-- begin RECORDS FOR THE EXERCISE --

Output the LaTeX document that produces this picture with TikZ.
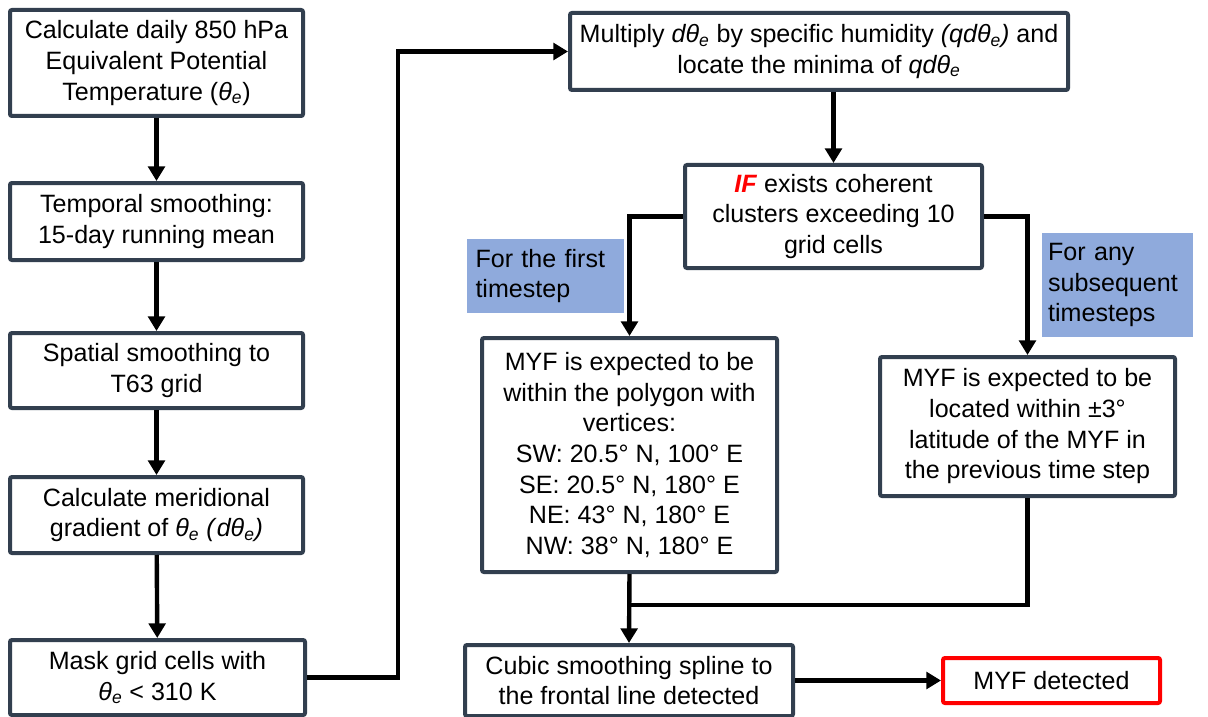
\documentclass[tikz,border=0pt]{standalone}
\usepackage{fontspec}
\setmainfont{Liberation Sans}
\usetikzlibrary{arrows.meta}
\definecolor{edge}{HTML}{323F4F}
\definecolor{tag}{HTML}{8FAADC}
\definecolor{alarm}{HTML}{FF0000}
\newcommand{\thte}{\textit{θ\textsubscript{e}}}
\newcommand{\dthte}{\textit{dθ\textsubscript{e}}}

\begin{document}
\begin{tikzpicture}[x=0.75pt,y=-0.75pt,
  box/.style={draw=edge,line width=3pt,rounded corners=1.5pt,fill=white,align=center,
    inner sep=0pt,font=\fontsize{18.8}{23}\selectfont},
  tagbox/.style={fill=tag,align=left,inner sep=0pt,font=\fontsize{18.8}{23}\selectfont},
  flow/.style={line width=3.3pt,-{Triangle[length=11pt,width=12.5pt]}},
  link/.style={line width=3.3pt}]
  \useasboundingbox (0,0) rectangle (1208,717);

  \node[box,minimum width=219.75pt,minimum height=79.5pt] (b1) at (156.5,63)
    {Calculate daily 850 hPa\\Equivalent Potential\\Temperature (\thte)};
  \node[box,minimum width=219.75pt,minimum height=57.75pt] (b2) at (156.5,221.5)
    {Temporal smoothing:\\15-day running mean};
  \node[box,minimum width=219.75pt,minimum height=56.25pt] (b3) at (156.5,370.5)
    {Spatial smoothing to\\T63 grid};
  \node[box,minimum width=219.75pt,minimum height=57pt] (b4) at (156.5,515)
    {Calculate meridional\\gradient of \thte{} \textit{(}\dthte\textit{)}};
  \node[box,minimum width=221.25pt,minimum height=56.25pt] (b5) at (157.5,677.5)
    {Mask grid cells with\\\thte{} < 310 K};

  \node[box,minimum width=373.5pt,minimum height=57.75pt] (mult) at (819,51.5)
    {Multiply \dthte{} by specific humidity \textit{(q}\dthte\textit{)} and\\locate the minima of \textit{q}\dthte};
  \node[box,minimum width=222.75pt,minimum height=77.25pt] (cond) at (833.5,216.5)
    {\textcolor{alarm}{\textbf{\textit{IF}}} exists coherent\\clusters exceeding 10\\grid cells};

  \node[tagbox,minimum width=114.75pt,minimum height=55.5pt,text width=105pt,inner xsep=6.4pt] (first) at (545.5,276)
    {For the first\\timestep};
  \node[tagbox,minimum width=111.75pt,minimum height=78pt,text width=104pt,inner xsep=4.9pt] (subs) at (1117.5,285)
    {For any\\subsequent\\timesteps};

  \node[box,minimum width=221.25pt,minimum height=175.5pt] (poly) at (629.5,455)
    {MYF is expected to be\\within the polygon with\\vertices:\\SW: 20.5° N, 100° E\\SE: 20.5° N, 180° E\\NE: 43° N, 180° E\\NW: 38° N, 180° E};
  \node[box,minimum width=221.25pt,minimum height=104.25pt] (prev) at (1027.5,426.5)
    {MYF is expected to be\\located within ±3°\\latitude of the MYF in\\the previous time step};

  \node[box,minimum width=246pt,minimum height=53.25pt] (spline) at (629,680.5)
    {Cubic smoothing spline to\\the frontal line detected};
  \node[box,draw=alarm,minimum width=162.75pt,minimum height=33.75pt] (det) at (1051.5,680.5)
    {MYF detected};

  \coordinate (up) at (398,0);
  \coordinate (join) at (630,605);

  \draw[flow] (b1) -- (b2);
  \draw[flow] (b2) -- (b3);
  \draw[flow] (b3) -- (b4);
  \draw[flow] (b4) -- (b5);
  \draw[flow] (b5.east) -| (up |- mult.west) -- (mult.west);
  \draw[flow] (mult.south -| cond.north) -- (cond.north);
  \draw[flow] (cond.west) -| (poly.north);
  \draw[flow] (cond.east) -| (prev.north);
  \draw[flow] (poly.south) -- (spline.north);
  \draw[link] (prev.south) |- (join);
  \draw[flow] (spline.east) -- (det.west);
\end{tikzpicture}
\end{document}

-- end RECORDS FOR THE EXERCISE --
-- begin RECORDS FOR THE EXERCISE --

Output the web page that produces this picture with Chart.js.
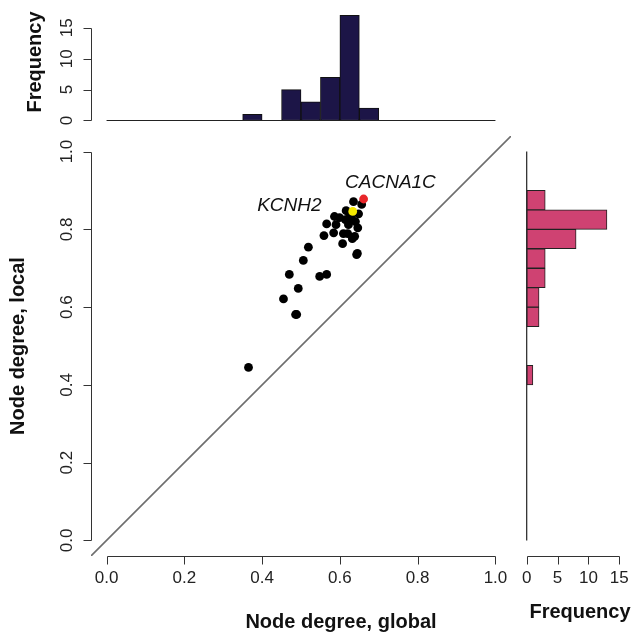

-- end RECORDS FOR THE EXERCISE --

§ **TASK DETAILS**: Skip the pictures and repeat, word for word, the lines from the one containing "Output the LaTeX" to the one containing "exists coherent\\clusters exceeding", keeping both of those lines.

§ **THE COMPLETED TASK**:
Output the LaTeX document that produces this picture with TikZ.
\documentclass[tikz,border=0pt]{standalone}
\usepackage{fontspec}
\setmainfont{Liberation Sans}
\usetikzlibrary{arrows.meta}
\definecolor{edge}{HTML}{323F4F}
\definecolor{tag}{HTML}{8FAADC}
\definecolor{alarm}{HTML}{FF0000}
\newcommand{\thte}{\textit{θ\textsubscript{e}}}
\newcommand{\dthte}{\textit{dθ\textsubscript{e}}}

\begin{document}
\begin{tikzpicture}[x=0.75pt,y=-0.75pt,
  box/.style={draw=edge,line width=3pt,rounded corners=1.5pt,fill=white,align=center,
    inner sep=0pt,font=\fontsize{18.8}{23}\selectfont},
  tagbox/.style={fill=tag,align=left,inner sep=0pt,font=\fontsize{18.8}{23}\selectfont},
  flow/.style={line width=3.3pt,-{Triangle[length=11pt,width=12.5pt]}},
  link/.style={line width=3.3pt}]
  \useasboundingbox (0,0) rectangle (1208,717);

  \node[box,minimum width=219.75pt,minimum height=79.5pt] (b1) at (156.5,63)
    {Calculate daily 850 hPa\\Equivalent Potential\\Temperature (\thte)};
  \node[box,minimum width=219.75pt,minimum height=57.75pt] (b2) at (156.5,221.5)
    {Temporal smoothing:\\15-day running mean};
  \node[box,minimum width=219.75pt,minimum height=56.25pt] (b3) at (156.5,370.5)
    {Spatial smoothing to\\T63 grid};
  \node[box,minimum width=219.75pt,minimum height=57pt] (b4) at (156.5,515)
    {Calculate meridional\\gradient of \thte{} \textit{(}\dthte\textit{)}};
  \node[box,minimum width=221.25pt,minimum height=56.25pt] (b5) at (157.5,677.5)
    {Mask grid cells with\\\thte{} < 310 K};

  \node[box,minimum width=373.5pt,minimum height=57.75pt] (mult) at (819,51.5)
    {Multiply \dthte{} by specific humidity \textit{(q}\dthte\textit{)} and\\locate the minima of \textit{q}\dthte};
  \node[box,minimum width=222.75pt,minimum height=77.25pt] (cond) at (833.5,216.5)
    {\textcolor{alarm}{\textbf{\textit{IF}}} exists coherent\\clusters exceeding 10\\grid cells};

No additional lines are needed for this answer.